Sie hielten dieser Tage einen Vortrag vor Studenten des Kärntner Landeskonservatoriums, worüber haben Sie gesprochen?

GEORG FRIEDRICH HAAS: Ich habe im Rahmen einer erstaunlich gut besuchten Lehrveranstaltung über die Mikrotonalität und die Oper von heute gesprochen und konnte mich mit Werken von Studierenden öffentlich auseinandersetzen. Grundsätzlich bedeutet es mir sehr viel, meine Erfahrungen an die nächsten Generationen weiterzugeben.

Sie sprechen selbst auch immer wieder von Ihren „Jahren der Erfolglosigkeit“?

Es stimmt, ich hatte ungewöhnliche Vorstellungen, neue Klang- und Strukturideen, Mikrotonalität, Dunkelheit. Heute werden meine Ideen weltweit geschätzt. Jüngeren Kolleginnen und Kollegen, die unter geringer Resonanz ihrer Arbeit leiden, erzähle ich dann meine Anekdoten, um sie zu ermutigen, weiterzumachen.

Sie gelten heute als einer der bedeutendsten Komponisten der Gegenwart. Welches Ihrer Stücke halten Sie für besonders wichtig?

Das wichtigste Stück ist immer jenes Werk, an dem ich gerade arbeite.

Woran arbeiten Sie derzeit?

  erade bin ich dabei, ein abendfüllendes Werk für Tanztheater zu beenden. Es wird 2020 in Berlin in Zusammenarbeit mit der von mir sehr geschätzten Sasha Waltz uraufgeführt werden.
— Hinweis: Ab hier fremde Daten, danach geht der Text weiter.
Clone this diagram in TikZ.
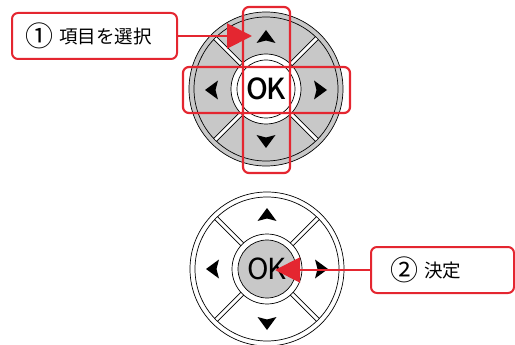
\documentclass[tikz,border=0pt]{standalone}
\usepackage{fontspec}
\newfontfamily\cjk{Noto Sans CJK JP}
\newfontfamily\okfont{Noto Sans CJK JP Medium}
\usetikzlibrary{arrows.meta}
\definecolor{dialgray}{RGB}{200,200,200}
\definecolor{hired}{RGB}{228,38,48}
\tikzset{
  callout/.style={draw=hired, line width=2pt, rounded corners=6pt, fill=white, minimum height=46pt, inner sep=0pt},
  redbox/.style={draw=hired, line width=2.2pt, rounded corners=6pt},
  pointer/.style={draw=hired, line width=2pt, -{Triangle[length=25pt,width=25pt]}, hired},
  ring/.style={draw=black, line width=0.7pt},
  oktext/.style={font=\okfont\fontsize{29}{29}\selectfont, inner sep=0pt},
  cjktext/.style={font=\cjk\fontsize{18.5}{18.5}\selectfont, inner sep=0pt}
}
\newcommand{\dirtri}[2]{% position, rotation
  \fill[black, shift={#1}, rotate=#2] (0,-7) -- (9.5,6) -- (0,3.5) -- (-9.5,6) -- cycle;}
\newcommand{\bignum}[1]{{\fontsize{28}{28}\selectfont\raisebox{-0.12em}{#1}}}
\begin{document}
\begin{tikzpicture}[x=1pt,y=-1pt]
\useasboundingbox (0,0) rectangle (515,345);
\clip (0,0) rectangle (515,345);
% ---------- top dial ----------
\begin{scope}[shift={(266,89)}]
  \fill[dialgray] (0,0) circle (77);
  \draw[ring] (0,0) circle (77);
  \draw[ring] (0,0) circle (72);
  \foreach \a in {45,135,225,315}{
    \draw[line width=4.6pt] (\a:34) -- (\a:72);
    \draw[white,line width=3pt] (\a:33) -- (\a:71.6);
  }
  \fill[white] (0,0) circle (35);
  \draw[ring] (0,0) circle (35);
  \draw[ring] (0,0) circle (29);
  \node[oktext] (ok1) at (0,0) {O\kern-1.5pt K};
  \dirtri{(0,-52)}{0}
  \dirtri{(0,52)}{180}
  \dirtri{(-54,1)}{90}
  \dirtri{(54,1)}{-90}
\end{scope}
\draw[redbox] (243,7) rectangle (290,173);
\draw[redbox] (183,67) rectangle (350,113);
% ---------- bottom dial ----------
\begin{scope}[shift={(267,269)}]
  \fill[white] (0,0) circle (77);
  \draw[ring] (0,0) circle (77);
  \draw[ring] (0,0) circle (72);
  \foreach \a in {45,135,225,315}{
    \draw[line width=4.6pt] (\a:34) -- (\a:72);
    \draw[white,line width=3pt] (\a:33) -- (\a:71.6);
  }
  \fill[white] (0,0) circle (35);
  \draw[ring] (0,0) circle (35);
  \fill[dialgray] (0,0) circle (29);
  \draw[ring] (0,0) circle (29);
  \node[oktext, font=\cjk\fontsize{29}{29}\selectfont] (ok2) at (0,0) {O\kern-1.5pt K};
  \dirtri{(0,-54)}{0}
  \dirtri{(0,54)}{180}
  \dirtri{(-54,0)}{90}
  \dirtri{(54,0)}{-90}
\end{scope}
% ---------- callouts ----------
\node[callout, minimum width=165pt] (b1) at (94.5,36) {};
\node[cjktext, anchor=west] (t1) at (25,36) {\bignum{①}\hspace{6pt}項目を選択};
\node[callout, minimum width=143pt] (b2) at (442.5,270) {};
\node[cjktext, anchor=west] (t2) at (390,270) {\bignum{②}\hspace{6pt}決定};
\coordinate (tip1) at (252,36);
\coordinate (tip2) at (275,270);
\draw[pointer] (b1.east) -- (tip1);
\draw[pointer] (b2.west) -- (tip2);
\end{tikzpicture}
\end{document}
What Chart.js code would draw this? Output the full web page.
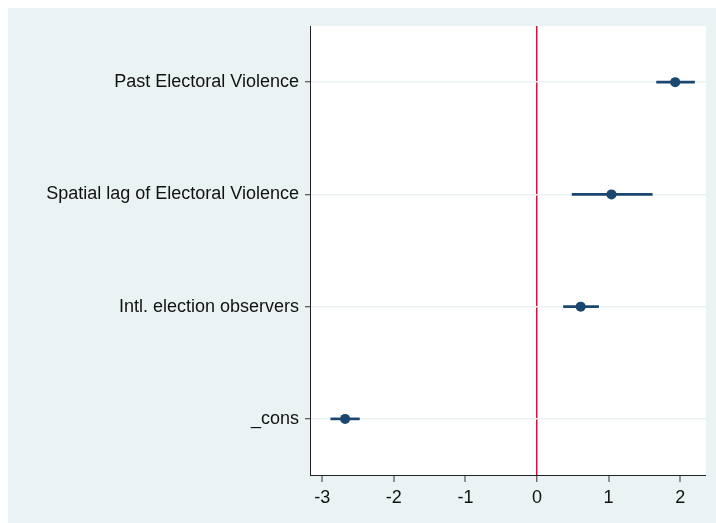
<!DOCTYPE html>
<html>
<head>
<meta charset="utf-8">
<script src="https://cdn.jsdelivr.net/npm/chart.js@4.4.1/dist/chart.umd.min.js"></script>
<style>
  html, body { margin: 0; padding: 0; background: #ffffff; overflow: hidden; width: 100%; height: 100%; }
  #bg { position: fixed; left: 8px; top: 8px; right: 0; bottom: 0; background: #EAF2F3; }
  #c { position: absolute; left: 8px; top: 8px; display: block; }
</style>
</head>
<body>
<div id="bg"></div>
<canvas id="c" width="708" height="515"></canvas>
<script>
// Data
const categories = ["Past Electoral Violence", "Spatial lag of Electoral Violence", "Intl. election observers", "_cons"];
const coef  = [1.93, 1.04, 0.61, -2.68];
const ciLow = [1.67, 0.49, 0.37, -2.88];
const ciHigh= [2.20, 1.61, 0.86, -2.48];
const xTicks = [-3, -2, -1, 0, 1, 2];
const xMin = -3.17, xMax = 2.36;
const refLine = 0;

const NAVY = '#1A476F';
const RED = '#D0143C';
const FONT = { family: '"Liberation Sans", Arial, sans-serif', size: 18 };

const plotBg = {
  id: 'plotBg',
  beforeDraw(chart) {
    const { ctx, chartArea: a } = chart;
    ctx.save();
    ctx.fillStyle = '#ffffff';
    ctx.fillRect(a.left, a.top, a.right - a.left, a.bottom - a.top);
    ctx.restore();
  }
};

new Chart(document.getElementById('c'), {
  type: 'bar',
  data: {
    labels: categories,
    datasets: [
      {
        type: 'bar',
        indexAxis: 'y',
        data: categories.map((_, i) => [ciLow[i], ciHigh[i]]),
        backgroundColor: NAVY,
        borderWidth: 0,
        barThickness: 2,
        grouped: false,
        order: 2
      },
      {
        type: 'line',
        indexAxis: 'y',
        data: coef,
        showLine: false,
        pointRadius: 5,
        pointHoverRadius: 5,
        pointBackgroundColor: NAVY,
        pointBorderColor: NAVY,
        pointBorderWidth: 0,
        order: 1
      }
    ]
  },
  plugins: [plotBg],
  options: {
    indexAxis: 'y',
    responsive: false,
    animation: false,
    devicePixelRatio: 1,
    layout: { padding: { left: 0, top: 18, right: 10, bottom: 0 } },
    plugins: { legend: { display: false }, tooltip: { enabled: false } },
    scales: {
      x: {
        type: 'linear',
        min: xMin,
        max: xMax,
        afterBuildTicks(scale) { scale.ticks = xTicks.map(v => ({ value: v })); },
        afterFit(scale) { scale.height = 48; },
        grid: {
          drawOnChartArea: true,
          color: (ctx) => (ctx.tick && ctx.tick.value === refLine) ? RED : 'rgba(0,0,0,0)',
          lineWidth: (ctx) => (ctx.tick && ctx.tick.value === refLine) ? 1.5 : 0,
          tickColor: '#333333',
          tickLength: 7,
          tickWidth: 1
        },
        border: { display: true, color: '#222222', width: 1 },
        ticks: { color: '#111111', font: FONT, padding: 5, maxRotation: 0 }
      },
      y: {
        type: 'category',
        offset: true,
        afterFit(scale) { scale.width = 302; },
        grid: {
          offset: false,
          color: '#EAF2F3',
          lineWidth: 1.5,
          tickColor: '#333333',
          tickLength: 5,
          tickWidth: 1
        },
        border: { display: true, color: '#222222', width: 1 },
        ticks: { color: '#111111', font: FONT, padding: 6 }
      }
    }
  }
});
</script>
</body>
</html>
Weiters ist geplant: Ein Konzert für Schlagzeug und großes Orchester, es wird auch in Wien zu hören sein, ein 40-minütiges Stück für die London Sinfonietta, die sich auf die Malerei von Bridget Riley bezieht, und vieles mehr.

Warum werden Sie immer von so dunklen Themen wie Nacht, Dunkelheit, Verlust, Illusion angezogen? Warum reizen Sie Extremsituationen des Lebens?

Das hat mehrere Gründe. Einer davon ist, dass ich in einer Nazifamilie aufgewachsen bin und zunächst – wie viele andere Kinder aus Nazifamilien – von meinen Eltern und Großeltern indoktriniert wurde. Erst später begriff ich, was meine Vorfahren verbrochen haben. Die Toten, ihre Opfer, stehen hinter mir. Ich empfinde zwar keine persönliche Schuld, aber Scham für meine Vorfahren. Ich bin da kein Einzelfall. Viele österreichische Künstlerinnen und Künstler schaffen aufgrund dieser unserer Vergangenheit dunkle Werke, nicht nur ich.

Sie werden immer als Hauptvertreter der Mikrotonalität sowie der Spektralmusik angesehen. Also von einer Musik, in der das klassische Halbtonsystem aufgelöst ist und eine Abkehr von der wohltemperierten Skala stattfindet, wodurch magische Klänge entstehen.

Ich habe den utopischen Wunsch, eine Musik zu komponieren, die ausdrucksstark, schön und wohlklingend ist – nicht obwohl sie Avantgardemusik ist, sondern weil sie neu ist. Im Übrigen sind wir ständig von Mikrotonalität umgeben, zum Beispiel von Vogelgesang. Das Thema von „Koma“ war eine Idee des Librettisten Händl Klaus, mit dem ich nach „Bluthaus“ und „Thomas“ bereits die dritte Oper gemacht habe. „Koma“ wurde in Schwetzingen aufgeführt, für Klagenfurt haben wir jetzt eine neue, für mich definitive Fassung erarbeitet.

Sind diese Phasen der absoluten Dunkelheit in dieser Oper nicht eine immense Herausforderung für Musiker und Publikum?

Ja. Die Oper wird aus der Sicht einer Patientin gezeigt, die im Wachkoma liegt. Sie ist umgeben von Ärzten und Angehörigen. Die Dunkelheit hat dabei eine immens dramatische Wirkung und soll eine Grenzerfahrung bewirken. Das Publikum wird vor jeder Vorstellung informiert und es bleibt die Entscheidung der Besucher, die Vorstellung zu verlassen, wenn man sich dieser Erfahrung nicht aussetzen möchte. Musikalisch funktioniert es: Die Musiker müssen intensiv aufeinander hören und tragen eine wechselseitige Verantwortung. Mehr noch: Ich konnte spüren, dass diese Herausforderung den Menschen, die meine Musik realisieren, eine tiefe, innige Freude bereitet.

Wie liefen die Endproben?
Wunderbar, das Ensemble und das Orchester waren exzellent. Und Dirigent Bas Wiegers und Regisseur Immo Karaman sind absolute Glücksfälle.